Valerie Jenness on Crime Control, Politics, Social Change and the Problems in Society
Valerie Jenness’ research has focused on prostitution, hate crime, and prison violence and grievances to explore the links between deviance and social control, the politics of crime control, social movements and social change, and corrections and public policy. Valerie Jenness has been honored with awards from the American Sociological Association, Society for the Study of Social Problems, the Pacific Sociological Association, the American Society of Criminology, the Law and Society Association, the Western Society of Criminology, the University of California, and the Gustavus Myers Center for the Study of Bigotry and Human Rights in North America. Her research has been funded by the National Academy of Sciences, the National Science Foundation, the National Institute of Justice, the California Policy Research Center, the California Department of Mental Health, the California Department of Corrections and Rehabilitation, the University of California, and Washington State University, and has been discussed in well-known media outlets, such as National Public Radio in the U.S.
She has received multiple teaching awards (e.g., “President’s Award” from the Western Society of Criminology, “Most Inspirational Instructor” at Washington State University and the “Excellence in Undergraduate Education Award” and the “Chancellor’s Award for Excellence in Fostering Undergraduate Research” at the University of California), as well as other forms of recognition for her contributions to teaching (“Professor of the Month,” “Interesting Professor We Would Like to Meet Outside the Classroom,” “UCI faculty member who has had the greatest impact on a student’s education,” etc.).

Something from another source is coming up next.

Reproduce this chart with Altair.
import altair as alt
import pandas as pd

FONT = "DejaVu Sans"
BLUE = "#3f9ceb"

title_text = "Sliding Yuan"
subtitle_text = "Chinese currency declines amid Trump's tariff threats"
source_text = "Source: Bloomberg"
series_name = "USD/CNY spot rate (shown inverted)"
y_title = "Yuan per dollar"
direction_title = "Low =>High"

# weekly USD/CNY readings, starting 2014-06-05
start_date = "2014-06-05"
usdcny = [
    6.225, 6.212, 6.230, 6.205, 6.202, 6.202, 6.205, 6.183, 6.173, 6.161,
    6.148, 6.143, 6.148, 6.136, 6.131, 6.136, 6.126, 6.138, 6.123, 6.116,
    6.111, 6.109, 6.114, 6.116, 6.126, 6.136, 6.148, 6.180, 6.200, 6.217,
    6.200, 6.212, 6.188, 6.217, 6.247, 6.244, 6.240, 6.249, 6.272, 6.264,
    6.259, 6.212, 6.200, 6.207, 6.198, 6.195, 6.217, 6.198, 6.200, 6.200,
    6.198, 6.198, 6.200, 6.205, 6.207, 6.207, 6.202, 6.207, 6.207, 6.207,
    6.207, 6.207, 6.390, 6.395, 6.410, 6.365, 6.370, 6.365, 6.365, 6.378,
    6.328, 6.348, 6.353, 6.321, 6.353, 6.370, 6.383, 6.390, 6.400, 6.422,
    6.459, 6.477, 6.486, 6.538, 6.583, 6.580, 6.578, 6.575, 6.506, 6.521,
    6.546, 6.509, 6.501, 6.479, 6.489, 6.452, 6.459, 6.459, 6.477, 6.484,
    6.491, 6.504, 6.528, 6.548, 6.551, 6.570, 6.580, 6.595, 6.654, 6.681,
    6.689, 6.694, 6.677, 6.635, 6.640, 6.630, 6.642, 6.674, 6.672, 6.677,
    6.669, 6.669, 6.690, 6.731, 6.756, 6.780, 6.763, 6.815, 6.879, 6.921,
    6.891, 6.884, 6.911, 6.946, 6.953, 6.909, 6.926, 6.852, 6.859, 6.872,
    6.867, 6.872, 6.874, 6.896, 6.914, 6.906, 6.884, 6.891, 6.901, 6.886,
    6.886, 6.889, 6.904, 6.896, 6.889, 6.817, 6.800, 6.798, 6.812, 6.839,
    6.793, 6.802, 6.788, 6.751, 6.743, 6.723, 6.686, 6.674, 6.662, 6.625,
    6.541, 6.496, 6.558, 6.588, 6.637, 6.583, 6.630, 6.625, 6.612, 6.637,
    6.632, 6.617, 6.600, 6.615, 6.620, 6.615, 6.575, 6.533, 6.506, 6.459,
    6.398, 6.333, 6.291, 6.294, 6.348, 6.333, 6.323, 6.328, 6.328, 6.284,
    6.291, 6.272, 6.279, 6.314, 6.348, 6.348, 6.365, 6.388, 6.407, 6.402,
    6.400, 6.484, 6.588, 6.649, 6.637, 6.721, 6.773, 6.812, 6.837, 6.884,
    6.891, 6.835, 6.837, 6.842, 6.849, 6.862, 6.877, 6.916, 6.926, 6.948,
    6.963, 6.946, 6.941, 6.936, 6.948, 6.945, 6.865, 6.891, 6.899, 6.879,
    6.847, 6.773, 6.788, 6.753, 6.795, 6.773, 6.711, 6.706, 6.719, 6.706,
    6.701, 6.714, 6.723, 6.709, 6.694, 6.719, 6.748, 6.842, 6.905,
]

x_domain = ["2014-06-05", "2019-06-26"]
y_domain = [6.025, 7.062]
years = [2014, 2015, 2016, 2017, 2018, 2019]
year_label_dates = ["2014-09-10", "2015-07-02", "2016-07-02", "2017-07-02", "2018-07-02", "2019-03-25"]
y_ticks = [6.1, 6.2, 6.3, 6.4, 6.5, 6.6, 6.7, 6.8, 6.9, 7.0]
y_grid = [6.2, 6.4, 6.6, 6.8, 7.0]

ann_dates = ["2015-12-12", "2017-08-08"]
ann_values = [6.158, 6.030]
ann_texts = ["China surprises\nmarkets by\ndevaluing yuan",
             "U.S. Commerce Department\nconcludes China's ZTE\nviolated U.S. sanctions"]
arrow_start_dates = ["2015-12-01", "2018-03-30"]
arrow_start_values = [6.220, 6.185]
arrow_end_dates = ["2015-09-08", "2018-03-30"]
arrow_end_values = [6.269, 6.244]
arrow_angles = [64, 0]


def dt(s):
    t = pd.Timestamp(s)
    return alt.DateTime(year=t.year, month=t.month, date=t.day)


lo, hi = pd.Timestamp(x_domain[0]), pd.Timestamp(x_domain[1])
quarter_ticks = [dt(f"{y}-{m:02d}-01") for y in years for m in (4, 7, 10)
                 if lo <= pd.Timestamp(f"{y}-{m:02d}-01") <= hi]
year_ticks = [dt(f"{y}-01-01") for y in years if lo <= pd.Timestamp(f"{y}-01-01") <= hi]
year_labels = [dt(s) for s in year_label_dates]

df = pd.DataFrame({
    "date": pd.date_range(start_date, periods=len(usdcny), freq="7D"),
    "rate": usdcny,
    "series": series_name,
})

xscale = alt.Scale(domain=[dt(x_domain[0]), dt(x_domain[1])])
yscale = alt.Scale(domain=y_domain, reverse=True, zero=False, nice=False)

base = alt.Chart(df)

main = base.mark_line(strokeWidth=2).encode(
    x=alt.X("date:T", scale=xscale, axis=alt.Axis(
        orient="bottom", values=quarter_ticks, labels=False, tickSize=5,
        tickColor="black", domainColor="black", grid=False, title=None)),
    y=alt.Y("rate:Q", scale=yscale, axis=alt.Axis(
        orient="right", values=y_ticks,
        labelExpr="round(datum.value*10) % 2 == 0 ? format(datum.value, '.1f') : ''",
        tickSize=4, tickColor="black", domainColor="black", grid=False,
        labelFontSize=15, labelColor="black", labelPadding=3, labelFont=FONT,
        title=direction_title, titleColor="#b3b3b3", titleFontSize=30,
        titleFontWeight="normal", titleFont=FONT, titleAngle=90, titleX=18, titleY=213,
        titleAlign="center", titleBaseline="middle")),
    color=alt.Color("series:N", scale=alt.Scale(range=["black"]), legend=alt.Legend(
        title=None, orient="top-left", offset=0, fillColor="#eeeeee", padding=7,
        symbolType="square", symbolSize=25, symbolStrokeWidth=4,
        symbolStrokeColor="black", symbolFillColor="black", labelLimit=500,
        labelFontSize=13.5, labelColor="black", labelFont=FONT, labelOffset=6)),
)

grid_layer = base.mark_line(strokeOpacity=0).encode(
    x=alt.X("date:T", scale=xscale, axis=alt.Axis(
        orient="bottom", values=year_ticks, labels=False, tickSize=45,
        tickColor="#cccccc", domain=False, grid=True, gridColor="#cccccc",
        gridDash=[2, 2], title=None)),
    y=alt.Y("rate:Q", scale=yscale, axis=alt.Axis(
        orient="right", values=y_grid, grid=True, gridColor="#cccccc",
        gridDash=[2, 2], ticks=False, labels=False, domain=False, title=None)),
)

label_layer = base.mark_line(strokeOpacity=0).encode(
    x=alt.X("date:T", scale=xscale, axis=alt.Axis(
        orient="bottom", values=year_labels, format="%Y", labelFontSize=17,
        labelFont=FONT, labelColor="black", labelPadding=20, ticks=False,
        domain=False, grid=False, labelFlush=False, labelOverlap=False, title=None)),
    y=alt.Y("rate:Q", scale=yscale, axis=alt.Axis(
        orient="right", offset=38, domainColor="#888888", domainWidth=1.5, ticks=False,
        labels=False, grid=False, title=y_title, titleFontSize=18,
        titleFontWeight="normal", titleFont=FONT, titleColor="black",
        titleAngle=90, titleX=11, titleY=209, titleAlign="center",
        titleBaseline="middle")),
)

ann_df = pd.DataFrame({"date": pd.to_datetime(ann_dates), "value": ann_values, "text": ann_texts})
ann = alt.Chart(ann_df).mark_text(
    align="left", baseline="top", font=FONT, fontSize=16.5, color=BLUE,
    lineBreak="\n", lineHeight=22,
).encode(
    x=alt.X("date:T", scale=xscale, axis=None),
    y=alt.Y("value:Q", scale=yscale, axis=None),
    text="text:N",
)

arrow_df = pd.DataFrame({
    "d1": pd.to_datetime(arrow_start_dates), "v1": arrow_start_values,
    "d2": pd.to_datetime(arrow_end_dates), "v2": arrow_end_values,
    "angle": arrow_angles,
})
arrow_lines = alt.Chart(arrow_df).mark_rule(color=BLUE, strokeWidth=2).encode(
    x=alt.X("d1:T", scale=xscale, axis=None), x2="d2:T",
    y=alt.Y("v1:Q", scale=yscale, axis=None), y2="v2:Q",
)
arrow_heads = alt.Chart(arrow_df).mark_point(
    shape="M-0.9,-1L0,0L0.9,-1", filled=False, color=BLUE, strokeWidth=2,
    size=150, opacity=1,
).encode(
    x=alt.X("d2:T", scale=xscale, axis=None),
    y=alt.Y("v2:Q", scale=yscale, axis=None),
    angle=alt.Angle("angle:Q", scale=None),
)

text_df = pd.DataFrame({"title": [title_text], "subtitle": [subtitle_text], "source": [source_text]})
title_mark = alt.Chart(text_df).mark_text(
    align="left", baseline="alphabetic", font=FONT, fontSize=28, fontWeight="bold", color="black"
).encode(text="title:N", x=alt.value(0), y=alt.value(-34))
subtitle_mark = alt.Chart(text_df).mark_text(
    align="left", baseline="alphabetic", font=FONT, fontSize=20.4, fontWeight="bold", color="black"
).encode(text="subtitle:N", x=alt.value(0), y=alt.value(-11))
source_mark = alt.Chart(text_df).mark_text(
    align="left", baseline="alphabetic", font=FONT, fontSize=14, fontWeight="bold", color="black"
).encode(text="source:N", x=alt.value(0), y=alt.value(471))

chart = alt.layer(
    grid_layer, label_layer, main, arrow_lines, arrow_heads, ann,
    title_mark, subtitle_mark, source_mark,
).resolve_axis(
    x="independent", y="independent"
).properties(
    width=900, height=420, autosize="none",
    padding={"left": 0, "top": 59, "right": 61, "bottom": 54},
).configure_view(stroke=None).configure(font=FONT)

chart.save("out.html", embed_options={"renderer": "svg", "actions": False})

Extending her commitment to teaching beyond the university, Professor Jenness has developed innovative educational materials for public policy officials and practitioners; provided professional training to personnel working in jails, prisons, and immigration detention facilities; and served as an expert in civil litigation related to conditions of confinement in lock-up facilities. Her contributions to public policy development have been recognized by the California Department of Corrections and Rehabilitation, the Los Angeles Police Department, and the U.S. Department of Homeland Security.
She is the author of four books, including: Appealing to Justice: Prisoner Grievances, Rights, and Carceral Logic (with Kitty Calavita); Making Hate a Crime: From Social Movement to Law Enforcement Practice (with Ryken Grattet); Hate Crimes: New Social Movements and the Politics of Violence (with Kendal Broad); and Making it Work: The Prostitutes’ Rights Movement in Perspective. She is also the co-editor of Routing the Opposition: Social Movements, Public Policy, and Democracy (with David Meyer and Helen Ingram) and the author of many articles published in sociology, law, and criminology journals.
Finally, Professor Jenness has served as an elected member of various professional committees and councils and she has served as an expert witness in civil litigation related to conditions of confinement in government run detention facilities. She is a Past Co-Editor of Contemporary Sociology and Past President of the Pacific Sociological Association as well as the Society for the Study of Social Problems. She has served as an Associate Editor for Social Problems, as well as an Advisory Editor for Criminology, Social Problems, Gender & Society, Research in Political Sociology, Sexuality & Culture, and Race, Sex and Class; Vice-President of the Society for the Study of Social Problems; Chair of the Crime, Law, and Deviance section and Chair of the Sexualities section of the American Sociological Association, as well as Chair of the Social Problems Theory division and Chair of the Sexual Behavior, Communities, and Politics division of the Society for the Study of Social Problems; Vice-Chair of the Law & Society division of the Society for the Study of Social Problems; and a Member of the Board of Directors for the Society for the Study of Social Problems, and the Council for Sociology of Law section, the Crime, Law, & Deviance section, and the Collective Behavior/Social Movements section of the American Sociological Association.